Varde was described as a pioneer of the new wave of cinema, especially so because she was the only female director. The production of La Pinte Court by her own tiny company completely outside the film industry and on a much smaller budget than a typical french film since it came from inheritances and loans from friends and family. She had no professional training and didn't get an 'official French Film Industry Membership Card' until later on. She had a lot of control over scriptwriting and location, a mix of actors of various levels of experience was unheard of in 1950's France.

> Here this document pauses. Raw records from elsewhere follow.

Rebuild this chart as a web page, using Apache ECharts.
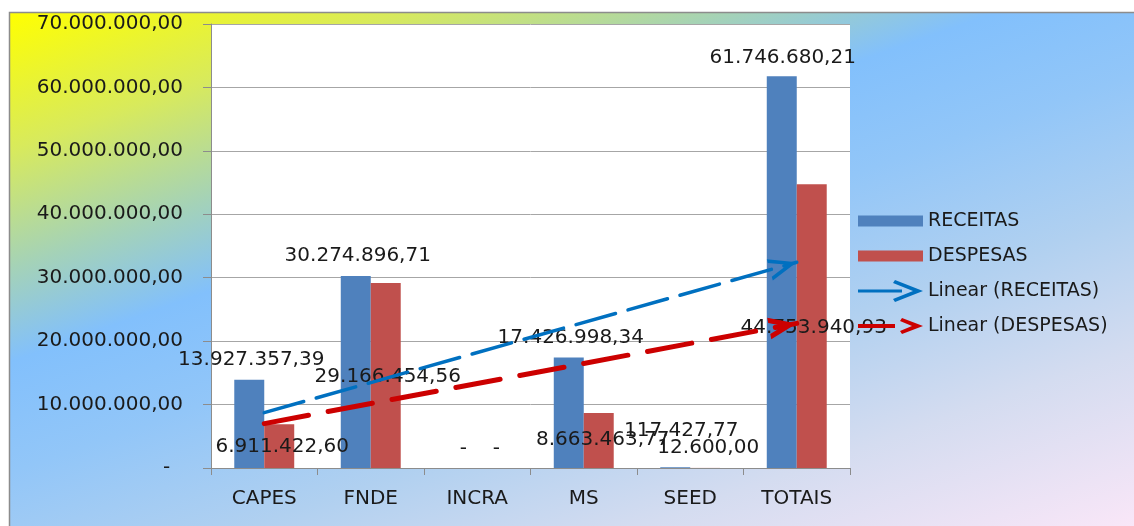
<!DOCTYPE html>
<html>
<head>
<meta charset="utf-8">
<script src="https://cdn.jsdelivr.net/npm/echarts@6/dist/echarts.min.js"></script>
<style>
  html, body { margin: 0; padding: 0; background: #fff; }
  #chart { width: 1134px; height: 526px; }
</style>
</head>
<body>
<div id="chart"></div>
<script>
const categories = ['CAPES', 'FNDE', 'INCRA', 'MS', 'SEED', 'TOTAIS'];
const receitas = [13927357.39, 30274896.71, 0, 17426998.34, 117427.77, 61746680.21];
const despesas = [6911422.60, 29166454.56, 0, 8663463.77, 12600.00, 44753940.93];
// linhas de tendencia: valor em CAPES e em TOTAIS
const trendReceitas = [8720000, 32440000];
const trendDespesas = [7000000, 22800000];

// deslocamento dos rotulos (px) a partir do topo de cada barra
const recShift = [[2, -20], [2, -20], [1, -19], [2, -20], [6, -36], [1, -19]];
const despShift = [[3, 23], [2, 94], [4, -19], [4, 27], [3, -20], [2, 144]];

const FONT = "'DejaVu Sans', Verdana, sans-serif";
const BLUE = '#4F81BD', RED = '#C0504D';
const TREND_BLUE = '#0070C0', TREND_RED = '#CC0000';

function brl(v) {
  const p = v.toFixed(2).split('.');
  return p[0].replace(/\B(?=(\d{3})+(?!\d))/g, '.') + ',' + p[1];
}

const dot = 'M0,0 L0.01,0 L0,0.01 Z M0,22 L0.01,22 L0,21.99 Z ';
const iconBar = 'path://' + dot + 'M0,5.5 L65,5.5 L65,16.5 L0,16.5 Z';
const iconTrendBlue = 'path://M0,9.5 L44,9.5 L44,12.5 L0,12.5 Z M37,0 L65,11 L37,22 L35,19 L55,11 L35,3 Z';
const iconTrendRed = 'path://' + dot + 'M0,9 L37,9 L37,13 L0,13 Z M44,3 L65,11 L44,19 L42,16 L54,11 L42,6 Z';
const arrowBlue = 'path://M0,0 L0.01,0 L0,0.01 Z M11,28 L22,56 L18.2,56 L11,37.6 L3.8,56 L0,56 Z';
const arrowRed = 'path://M0,0 L0.01,0 L0,0.01 Z M11,28 L22,56 L16.6,56 L11,41.7 L5.4,56 L0,56 Z';

const labelBase = {
  show: true, position: 'top', distance: 0, align: 'center', verticalAlign: 'middle',
  fontFamily: FONT, fontSize: 20, color: '#1a1a1a',
  formatter: p => p.value === 0 ? '-' : brl(p.value)
};

function trend(name, color, width, dash, arrow, vals) {
  return {
    name: name, type: 'line', data: [], color: color,
    itemStyle: { color: color },
    lineStyle: { color: color },
    markLine: {
      silent: true,
      symbol: ['none', arrow],
      symbolSize: [22, 56],
      label: { show: false },
      emphasis: { disabled: true },
      lineStyle: { color: color, width: width, type: dash, cap: 'round' },
      data: [[{ coord: [categories[0], vals[0]] }, { coord: [categories[5], vals[1]] }]]
    }
  };
}

const chart = echarts.init(document.getElementById('chart'), null, { renderer: 'canvas' });
chart.setOption({
  animation: false,
  backgroundColor: '#fff',
  graphic: [{
    type: 'rect', z: -10, silent: true,
    shape: { x: 9.5, y: 12.5, width: 1200, height: 600 },
    style: {
      fill: {
        type: 'linear', x: 9, y: 12, x2: 299, y2: 831, global: true,
        colorStops: [
          { offset: 0, color: '#FFFF00' },
          { offset: 0.15, color: '#D8EA5C' },
          { offset: 0.28, color: '#A4D2B8' },
          { offset: 0.38, color: '#82C0FC' },
          { offset: 0.5, color: '#92C6F8' },
          { offset: 0.65, color: '#B0D0F0' },
          { offset: 0.8, color: '#D4DCF0' },
          { offset: 1, color: '#FBE7F8' }
        ]
      },
      stroke: '#8c8c8c', lineWidth: 1.5
    }
  }],
  grid: {
    left: 211, top: 24, width: 639, height: 444,
    show: true, backgroundColor: '#fff', borderWidth: 0
  },
  legend: {
    orient: 'vertical', left: 853, top: 205,
    itemWidth: 65, itemHeight: 22, itemGap: 13,
    symbolKeepAspect: false, selectedMode: false,
    textStyle: { fontFamily: FONT, fontSize: 19, color: '#1a1a1a' },
    data: [
      { name: 'RECEITAS', icon: iconBar, itemStyle: { borderWidth: 0 } },
      { name: 'DESPESAS', icon: iconBar, itemStyle: { borderWidth: 0 } },
      { name: 'Linear (RECEITAS)', icon: iconTrendBlue, itemStyle: { borderWidth: 0 } },
      { name: 'Linear (DESPESAS)', icon: iconTrendRed, itemStyle: { borderWidth: 0 } }
    ]
  },
  xAxis: {
    type: 'category', data: categories,
    axisLine: { lineStyle: { color: '#8c8c8c' } },
    axisTick: { show: true, length: 7, lineStyle: { color: '#8c8c8c' } },
    axisLabel: { fontFamily: FONT, fontSize: 20, color: '#1a1a1a', margin: 21 }
  },
  yAxis: {
    type: 'value', min: 0, max: 70000000, interval: 10000000,
    axisLine: { show: true, lineStyle: { color: '#8c8c8c' } },
    axisTick: { show: true, length: 8, lineStyle: { color: '#8c8c8c' } },
    splitLine: { lineStyle: { color: '#a6a6a6' } },
    axisLabel: {
      fontFamily: FONT, fontSize: 20, color: '#1a1a1a', margin: 28,
      formatter: v => v === 0 ? '-  ' : brl(v)
    }
  },
  series: [
    {
      name: 'RECEITAS', type: 'bar', barGap: '0%', barCategoryGap: '43.7%',
      itemStyle: { color: BLUE }, label: labelBase,
      data: receitas.map((v, i) => ({ value: v, label: { offset: recShift[i] } }))
    },
    {
      name: 'DESPESAS', type: 'bar',
      itemStyle: { color: RED }, label: labelBase,
      data: despesas.map((v, i) => ({ value: v, label: { offset: despShift[i] } }))
    },
    trend('Linear (RECEITAS)', TREND_BLUE, 3.5, [41, 13], arrowBlue, trendReceitas),
    trend('Linear (DESPESAS)', TREND_RED, 5, [45, 20], arrowRed, trendDespesas)
  ]
});
</script>
</body>
</html>
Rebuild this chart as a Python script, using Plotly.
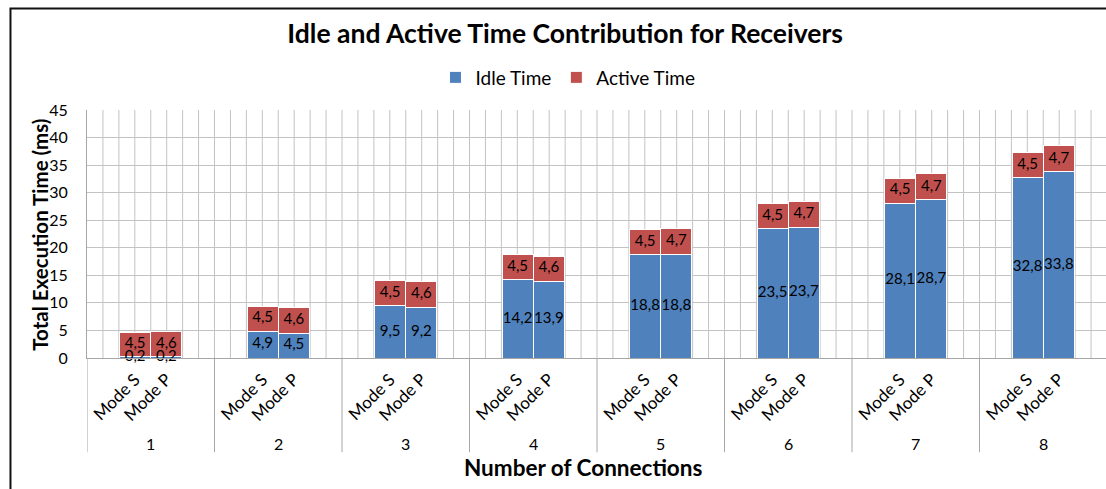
import plotly.graph_objects as go

groups = ["1", "2", "3", "4", "5", "6", "7", "8"]
modes = ["Mode S", "Mode P"]
idle_s = [0.2, 4.9, 9.5, 14.2, 18.8, 23.5, 28.1, 32.8]
idle_p = [0.2, 4.5, 9.2, 13.9, 18.8, 23.7, 28.7, 33.8]
active_s = [4.5, 4.5, 4.5, 4.5, 4.5, 4.5, 4.5, 4.5]
active_p = [4.6, 4.6, 4.6, 4.6, 4.7, 4.7, 4.7, 4.7]

FONT = "Lato"
BLUE = "#4F81BD"
RED = "#C0504D"
GRID = "#C3C3C3"
AXIS = "#A6A6A6"

BW = 0.245  # bar width in group units
mode_shift = {"Mode S": -BW / 2, "Mode P": BW / 2}

xpos, xlab = [], []
for gi, g in enumerate(groups):
    for m in modes:
        xpos.append(gi + 1 + mode_shift[m])
        xlab.append(m)
idle = [v for pair in zip(idle_s, idle_p) for v in pair]
active = [v for pair in zip(active_s, active_p) for v in pair]

fig = go.Figure()
for name, vals, col in [("Idle Time", idle, BLUE), ("Active Time", active, RED)]:
    fig.add_trace(go.Bar(
        name=name, x=xpos, y=vals, width=BW,
        marker=dict(color=col, line=dict(color="white", width=1)),
        hoverinfo="skip",
    ))

# data labels drawn above all bars, centred in each segment
bases = [[0.0] * len(idle), idle]
for vals, base in zip([idle, active], bases):
    fig.add_trace(go.Scatter(
        x=xpos, y=[b + v / 2 for b, v in zip(base, vals)], mode="text",
        text=[f"{v:.1f}".replace(".", ",") for v in vals],
        textposition="middle center", showlegend=False, hoverinfo="skip",
        cliponaxis=False, textfont=dict(family=FONT, size=15, color="black"),
    ))

n = len(groups)
x_max = n + 0.5 - 1 / 127.5
fig.update_layout(
    width=1106, height=489,
    barmode="stack",
    separators=", ",
    paper_bgcolor="white", plot_bgcolor="white",
    margin=dict(l=87, r=0, t=110, b=131, autoexpand=False),
    font=dict(family=FONT, color="black"),
    showlegend=True,
    title=dict(text="<b>Idle and Active Time Contribution for Receivers</b>",
               x=0.511, xanchor="center", y=0.931, yanchor="middle",
               font=dict(family=FONT, size=26.5, color="black")),
    legend=dict(orientation="h", x=0.472, xanchor="center", y=1.131, yanchor="middle",
                font=dict(family=FONT, size=19), traceorder="normal",
                itemwidth=30, bgcolor="rgba(0,0,0,0)"),
    xaxis=dict(range=[0.5, x_max], automargin=False, showgrid=False,
               zeroline=False, tickmode="array", tickvals=xpos, ticktext=xlab,
               tickangle=-45, tickfont=dict(family=FONT, size=17),
               ticks="outside", ticklen=0, ticklabelstandoff=4,
               showline=True, linecolor=AXIS, linewidth=1),
    yaxis=dict(range=[0, 45], dtick=5, automargin=False, showgrid=True,
               gridcolor=GRID, gridwidth=1,
               zeroline=False, showline=True, linecolor=AXIS, linewidth=1,
               ticks="outside", ticklen=0, ticklabelstandoff=15,
               tickfont=dict(family=FONT, size=16)),
)

# minor vertical gridlines (8 per group)
step = 1 / 8
k = 1
while 0.5 + k * step < x_max:
    xv = 0.5 + k * step
    fig.add_shape(type="line", xref="x", yref="paper", x0=xv, x1=xv, y0=0, y1=1,
                  layer="below", line=dict(color=GRID, width=1))
    k += 1

# group labels and dividers of the two-level category axis
for gi, g in enumerate(groups):
    fig.add_annotation(x=gi + 1, y=-0.344, xref="x", yref="paper", text=g,
                       showarrow=False, xanchor="center", yanchor="middle",
                       font=dict(family=FONT, size=16))
for k in range(n + 1):
    fig.add_shape(type="line", xref="x", yref="paper", x0=k + 0.5, x1=k + 0.5,
                  y0=-0.38, y1=0, line=dict(color=AXIS, width=1))

fig.add_annotation(x=0.487, y=-0.440, xref="paper", yref="paper",
                   text="<b>Number of Connections</b>", showarrow=False,
                   xanchor="center", yanchor="middle", font=dict(family=FONT, size=22.5))
fig.add_annotation(x=(40 - 87) / 1019, y=0.497, xref="paper", yref="paper",
                   text="<b>Total Execution Time (ms)</b>", showarrow=False, textangle=-90,
                   xanchor="center", yanchor="middle", font=dict(family=FONT, size=20.5))

fig.add_shape(type="rect", xref="paper", yref="paper",
              x0=-0.0751, x1=1.02, y0=-0.8, y1=1.409,
              line=dict(color="#111111", width=2), fillcolor="rgba(0,0,0,0)", layer="above")

fig.write_html("out.html", config={"displayModeBar": False},
               post_script="document.body.style.margin='0px';")
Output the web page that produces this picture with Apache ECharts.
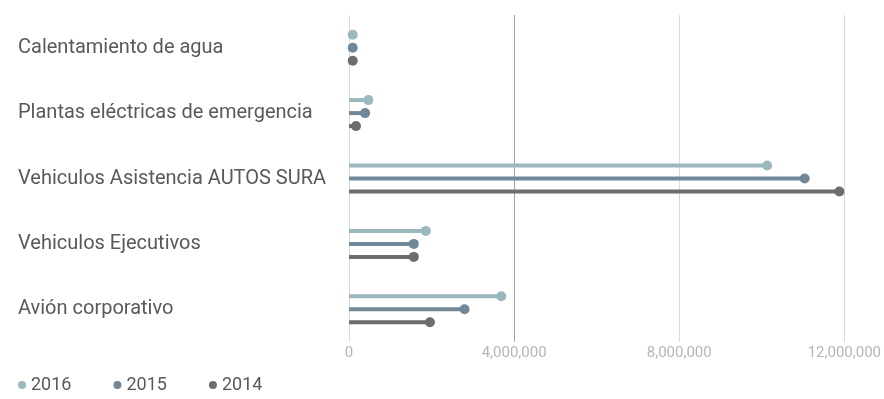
<!DOCTYPE html>
<html>
<head>
<meta charset="utf-8">
<script src="https://cdn.jsdelivr.net/npm/echarts@6/dist/echarts.min.js"></script>
<style>
html,body{margin:0;padding:0;background:#fff;}
#chart{width:884px;height:399px;}
</style>
</head>
<body>
<div id="chart"></div>
<script>
const categories = [
  'Calentamiento de agua',
  'Plantas eléctricas de emergencia',
  'Vehiculos Asistencia AUTOS SURA',
  'Vehiculos Ejecutivos',
  'Avión corporativo'
];
const seriesNames = ['2016', '2015', '2014'];
const values2016 = [90000, 470000, 10130000, 1860000, 3690000];
const values2015 = [90000, 390000, 11040000, 1570000, 2800000];
const values2014 = [90000, 170000, 11880000, 1570000, 1960000];
const xTicks = [0, 4000000, 8000000, 12000000];

const colors = ['#9bb8be', '#728797', '#6b6d6e'];
const offsets = [-13, 0, 13];
const allValues = [values2016, values2015, values2014];

function makeRender(off, color) {
  return function (params, api) {
    const v = api.value(0);
    const c = api.value(1);
    const p0 = api.coord([0, c]);
    const p1 = api.coord([v, c]);
    const y = p0[1] + off;
    return {
      type: 'group',
      children: [
        { type: 'line', shape: { x1: p0[0], y1: y, x2: p1[0], y2: y },
          style: { stroke: color, lineWidth: 4 } },
        { type: 'circle', shape: { cx: p1[0], cy: y, r: 5 },
          style: { fill: color } }
      ]
    };
  };
}

const chart = echarts.init(document.getElementById('chart'), null, { renderer: 'canvas' });
const font = 'Roboto, "DejaVu Sans", sans-serif';
chart.setOption({
  animation: false,
  textStyle: { fontFamily: font },
  grid: { left: 349, right: 33, top: 15, bottom: 57, containLabel: false },
  legend: {
    left: 18, top: 376, padding: 0,
    icon: 'circle', itemWidth: 8, itemHeight: 8, itemGap: 42,
    textStyle: { fontSize: 18, color: '#595959', fontFamily: font },
    data: seriesNames
  },
  xAxis: {
    type: 'value',
    min: xTicks[0], max: xTicks[xTicks.length - 1], interval: xTicks[1] - xTicks[0],
    axisLine: { show: false }, axisTick: { show: false },
    axisLabel: {
      color: '#b5b5b5', fontSize: 15, margin: 4, fontFamily: font,
      formatter: v => v.toLocaleString('en-US')
    },
    splitLine: { show: true, lineStyle: { color: ['#d9d9d9', '#a2a4aa', '#d9d9d9', '#d9d9d9'], width: 1 } }
  },
  yAxis: {
    type: 'category', data: categories, inverse: true,
    axisLine: { show: false }, axisTick: { show: false },
    axisLabel: { align: 'left', margin: 331, fontSize: 20, color: '#595959', fontFamily: font }
  },
  series: seriesNames.map((name, i) => ({
    name: name,
    type: 'custom',
    itemStyle: { color: colors[i] },
    encode: { x: 0, y: 1 },
    data: allValues[i].map((v, j) => [v, j]),
    renderItem: makeRender(offsets[i], colors[i])
  }))
});
</script>
</body>
</html>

The materiality of La Point Courte is present straight from the opening title sequence, one particularly noteworthy example being a close up shot of grain of wood, revealed upon zooming outwards to be a section of a tree trunk. This was followed by a long tracking shot that leads the audience into the nearby village, which are closely followed up by straightforward and lateral tracking shots of trees, the straights of the neighborhood and the fishing houses and various shacks. Varda's direction allows the audience to truly immerse themselves in this location through the seemingly random shots of improvised live in act, the interior of a house where a woman feeds her children, one of many themes that run consistently throughout the entirety of the film. Varda's documentation of people's lives, including but not limited to their eating of meals, gossip and chatter, arguments and quarreling, courting, working are subtly weaved into context with narrative devices. Varda emloys the use of these camera angles and many others that were new amongst the times of the new wave of French cinema, including those seen in theatrical interpretations of stories where a character speaks directly to the camera, establishing a direct mode of a address and perhaps breaking the fourth wall.